→ Data records:
•••

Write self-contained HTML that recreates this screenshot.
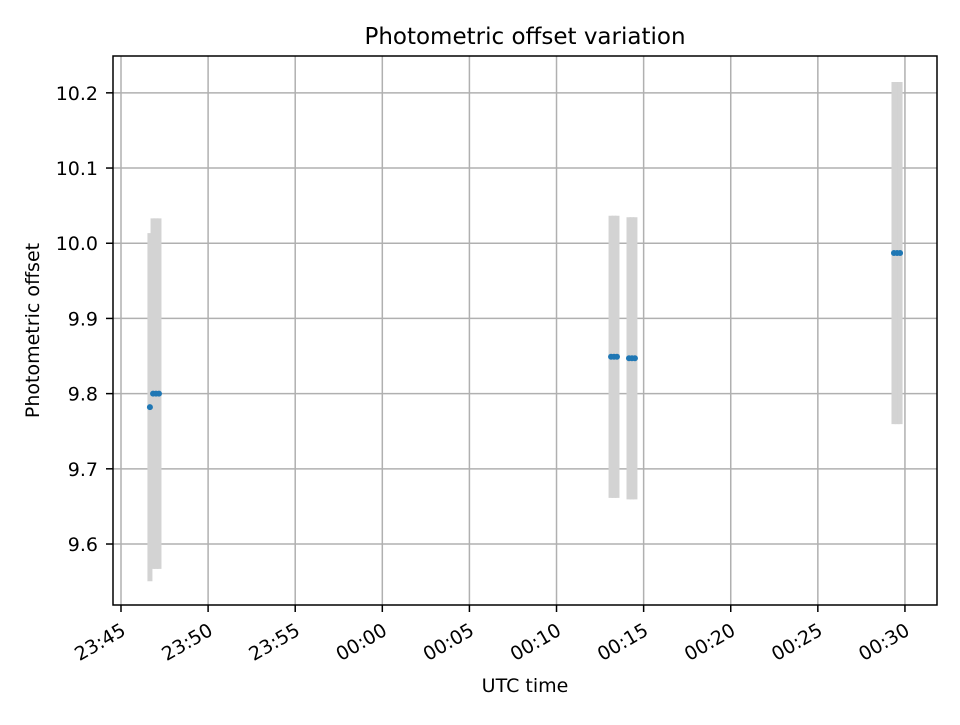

•••

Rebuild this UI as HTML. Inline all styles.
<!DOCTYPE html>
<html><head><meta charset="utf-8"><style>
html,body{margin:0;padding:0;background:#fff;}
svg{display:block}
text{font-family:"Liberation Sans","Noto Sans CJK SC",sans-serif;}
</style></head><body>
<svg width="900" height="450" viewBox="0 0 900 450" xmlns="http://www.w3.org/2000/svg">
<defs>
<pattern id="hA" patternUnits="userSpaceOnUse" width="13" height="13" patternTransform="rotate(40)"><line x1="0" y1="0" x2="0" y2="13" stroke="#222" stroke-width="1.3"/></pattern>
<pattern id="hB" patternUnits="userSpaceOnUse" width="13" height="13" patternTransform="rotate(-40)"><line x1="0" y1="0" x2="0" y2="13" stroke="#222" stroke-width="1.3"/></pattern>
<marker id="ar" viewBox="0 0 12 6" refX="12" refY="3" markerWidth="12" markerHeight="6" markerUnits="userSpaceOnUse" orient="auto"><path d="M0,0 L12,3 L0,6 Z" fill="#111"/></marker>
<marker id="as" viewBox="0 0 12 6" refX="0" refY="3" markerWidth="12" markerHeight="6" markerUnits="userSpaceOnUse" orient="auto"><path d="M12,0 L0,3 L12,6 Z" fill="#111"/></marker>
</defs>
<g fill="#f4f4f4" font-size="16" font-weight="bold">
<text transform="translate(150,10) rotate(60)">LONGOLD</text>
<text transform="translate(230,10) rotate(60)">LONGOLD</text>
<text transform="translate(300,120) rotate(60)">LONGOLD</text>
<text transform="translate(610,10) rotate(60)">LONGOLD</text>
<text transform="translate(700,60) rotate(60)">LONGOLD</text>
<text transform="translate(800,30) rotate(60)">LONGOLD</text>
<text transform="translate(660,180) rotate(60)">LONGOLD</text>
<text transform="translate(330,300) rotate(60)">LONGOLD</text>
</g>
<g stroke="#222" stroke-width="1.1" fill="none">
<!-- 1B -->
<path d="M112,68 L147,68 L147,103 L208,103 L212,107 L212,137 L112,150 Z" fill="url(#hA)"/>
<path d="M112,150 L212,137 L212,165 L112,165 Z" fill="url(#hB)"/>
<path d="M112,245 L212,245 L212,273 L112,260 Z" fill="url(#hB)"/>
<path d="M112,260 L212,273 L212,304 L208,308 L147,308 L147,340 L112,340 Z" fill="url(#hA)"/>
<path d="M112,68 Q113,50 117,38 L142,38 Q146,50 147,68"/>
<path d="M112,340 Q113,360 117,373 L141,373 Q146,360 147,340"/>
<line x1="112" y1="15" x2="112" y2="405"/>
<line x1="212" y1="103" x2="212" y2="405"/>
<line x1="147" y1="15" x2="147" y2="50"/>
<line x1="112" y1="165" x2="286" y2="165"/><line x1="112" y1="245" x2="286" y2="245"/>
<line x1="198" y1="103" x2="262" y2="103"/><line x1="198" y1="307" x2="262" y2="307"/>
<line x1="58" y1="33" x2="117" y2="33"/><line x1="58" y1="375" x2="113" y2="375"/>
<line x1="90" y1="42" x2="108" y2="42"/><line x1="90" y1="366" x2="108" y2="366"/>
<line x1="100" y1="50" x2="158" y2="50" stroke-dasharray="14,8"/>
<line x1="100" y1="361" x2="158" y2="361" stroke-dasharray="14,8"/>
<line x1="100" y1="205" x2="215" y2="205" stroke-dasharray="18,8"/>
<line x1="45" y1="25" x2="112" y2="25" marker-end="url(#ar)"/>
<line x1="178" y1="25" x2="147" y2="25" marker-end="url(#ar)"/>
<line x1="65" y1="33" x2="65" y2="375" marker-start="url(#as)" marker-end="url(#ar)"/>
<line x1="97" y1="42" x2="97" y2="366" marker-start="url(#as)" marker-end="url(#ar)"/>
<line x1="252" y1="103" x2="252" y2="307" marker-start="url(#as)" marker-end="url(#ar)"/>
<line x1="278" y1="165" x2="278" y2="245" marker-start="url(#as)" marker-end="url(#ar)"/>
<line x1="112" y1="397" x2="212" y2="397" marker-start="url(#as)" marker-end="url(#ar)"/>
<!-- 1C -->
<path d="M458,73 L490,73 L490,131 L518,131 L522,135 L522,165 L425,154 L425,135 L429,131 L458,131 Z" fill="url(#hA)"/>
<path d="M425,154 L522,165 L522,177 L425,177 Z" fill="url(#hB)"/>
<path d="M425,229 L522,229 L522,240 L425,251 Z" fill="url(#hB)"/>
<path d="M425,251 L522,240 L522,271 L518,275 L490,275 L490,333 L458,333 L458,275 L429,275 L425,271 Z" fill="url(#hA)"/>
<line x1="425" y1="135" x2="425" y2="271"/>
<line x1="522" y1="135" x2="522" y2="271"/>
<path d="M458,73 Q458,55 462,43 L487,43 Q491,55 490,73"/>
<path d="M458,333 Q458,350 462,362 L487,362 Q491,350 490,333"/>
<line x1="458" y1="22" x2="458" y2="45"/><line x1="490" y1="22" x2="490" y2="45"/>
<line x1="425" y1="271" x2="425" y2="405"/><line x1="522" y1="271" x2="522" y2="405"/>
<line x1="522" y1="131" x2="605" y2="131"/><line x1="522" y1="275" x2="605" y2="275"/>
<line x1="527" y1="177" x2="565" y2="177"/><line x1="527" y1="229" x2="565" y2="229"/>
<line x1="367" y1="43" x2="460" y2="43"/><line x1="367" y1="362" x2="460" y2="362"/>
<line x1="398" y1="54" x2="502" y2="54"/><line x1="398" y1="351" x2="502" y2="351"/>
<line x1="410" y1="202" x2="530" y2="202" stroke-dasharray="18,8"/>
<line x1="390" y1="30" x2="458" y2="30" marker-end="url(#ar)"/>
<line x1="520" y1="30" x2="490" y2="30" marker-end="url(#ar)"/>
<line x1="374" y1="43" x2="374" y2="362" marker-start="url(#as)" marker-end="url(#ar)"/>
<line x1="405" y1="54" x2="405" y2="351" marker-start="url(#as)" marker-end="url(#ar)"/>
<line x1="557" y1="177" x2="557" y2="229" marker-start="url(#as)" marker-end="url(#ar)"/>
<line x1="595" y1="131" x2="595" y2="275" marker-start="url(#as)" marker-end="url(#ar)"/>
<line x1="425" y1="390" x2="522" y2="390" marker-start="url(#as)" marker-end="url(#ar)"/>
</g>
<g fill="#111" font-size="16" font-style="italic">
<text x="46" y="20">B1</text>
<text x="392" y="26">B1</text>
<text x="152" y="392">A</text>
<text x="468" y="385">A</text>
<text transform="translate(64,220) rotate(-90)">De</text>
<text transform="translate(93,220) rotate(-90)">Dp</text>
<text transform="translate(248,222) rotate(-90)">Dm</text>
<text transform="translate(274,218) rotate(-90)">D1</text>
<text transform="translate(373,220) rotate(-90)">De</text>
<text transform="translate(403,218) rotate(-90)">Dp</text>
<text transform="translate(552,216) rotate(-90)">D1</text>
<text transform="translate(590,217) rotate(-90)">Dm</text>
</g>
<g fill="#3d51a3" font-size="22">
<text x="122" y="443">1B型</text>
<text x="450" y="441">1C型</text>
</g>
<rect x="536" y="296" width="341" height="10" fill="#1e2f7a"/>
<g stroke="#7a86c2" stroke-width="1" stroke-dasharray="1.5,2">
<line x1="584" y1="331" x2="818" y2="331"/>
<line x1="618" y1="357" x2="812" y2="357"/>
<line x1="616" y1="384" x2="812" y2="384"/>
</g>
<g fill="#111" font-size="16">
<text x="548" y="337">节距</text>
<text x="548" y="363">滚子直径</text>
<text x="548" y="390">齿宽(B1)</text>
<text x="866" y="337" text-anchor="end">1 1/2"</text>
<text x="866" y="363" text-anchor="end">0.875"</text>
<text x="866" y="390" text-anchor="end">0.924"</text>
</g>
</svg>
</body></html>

•••

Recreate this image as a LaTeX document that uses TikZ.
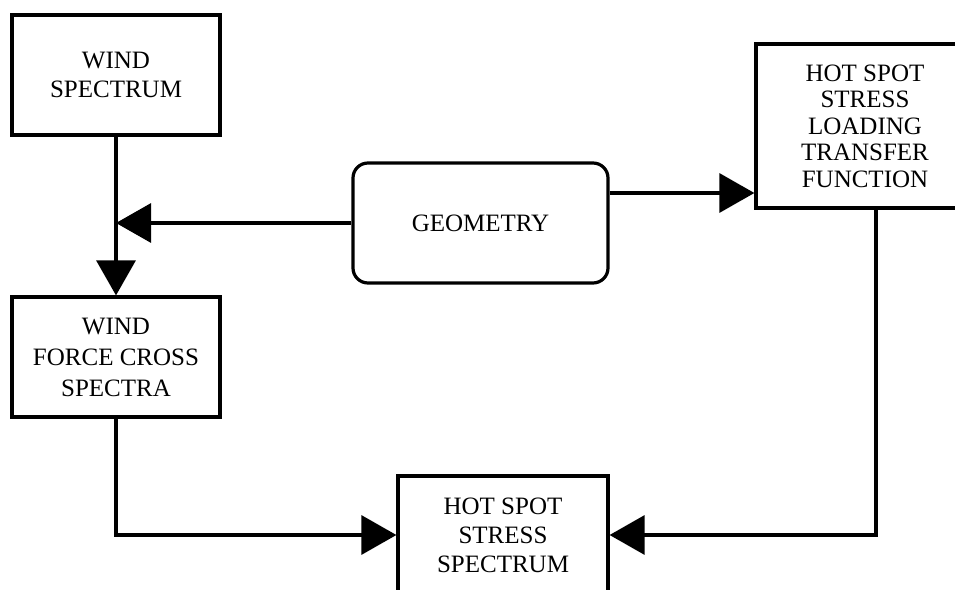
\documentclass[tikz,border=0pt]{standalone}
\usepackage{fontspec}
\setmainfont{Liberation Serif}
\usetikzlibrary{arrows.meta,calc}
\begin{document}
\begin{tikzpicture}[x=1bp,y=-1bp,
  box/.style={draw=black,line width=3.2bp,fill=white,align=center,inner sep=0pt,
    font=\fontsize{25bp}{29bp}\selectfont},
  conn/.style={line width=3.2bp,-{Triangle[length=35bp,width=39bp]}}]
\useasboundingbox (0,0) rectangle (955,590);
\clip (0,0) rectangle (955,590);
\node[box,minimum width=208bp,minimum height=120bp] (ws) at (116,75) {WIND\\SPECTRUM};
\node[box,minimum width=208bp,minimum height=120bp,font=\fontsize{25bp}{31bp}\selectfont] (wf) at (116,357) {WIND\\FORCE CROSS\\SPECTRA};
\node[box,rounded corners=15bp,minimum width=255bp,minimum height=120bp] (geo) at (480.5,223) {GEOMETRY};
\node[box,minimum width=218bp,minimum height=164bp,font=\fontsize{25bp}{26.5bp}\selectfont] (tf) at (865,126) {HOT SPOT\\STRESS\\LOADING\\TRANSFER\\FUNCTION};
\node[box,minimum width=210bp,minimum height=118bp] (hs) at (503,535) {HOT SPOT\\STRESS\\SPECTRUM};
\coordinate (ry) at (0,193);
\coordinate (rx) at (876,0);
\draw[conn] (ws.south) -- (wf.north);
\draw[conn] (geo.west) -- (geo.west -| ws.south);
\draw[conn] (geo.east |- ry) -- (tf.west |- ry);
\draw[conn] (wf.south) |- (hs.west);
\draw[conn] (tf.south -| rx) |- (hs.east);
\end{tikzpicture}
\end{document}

•••

→ Task statement:
Scan the material above and determine how many lines include the word "that"; report only the number.

→ Answer to the problem:
2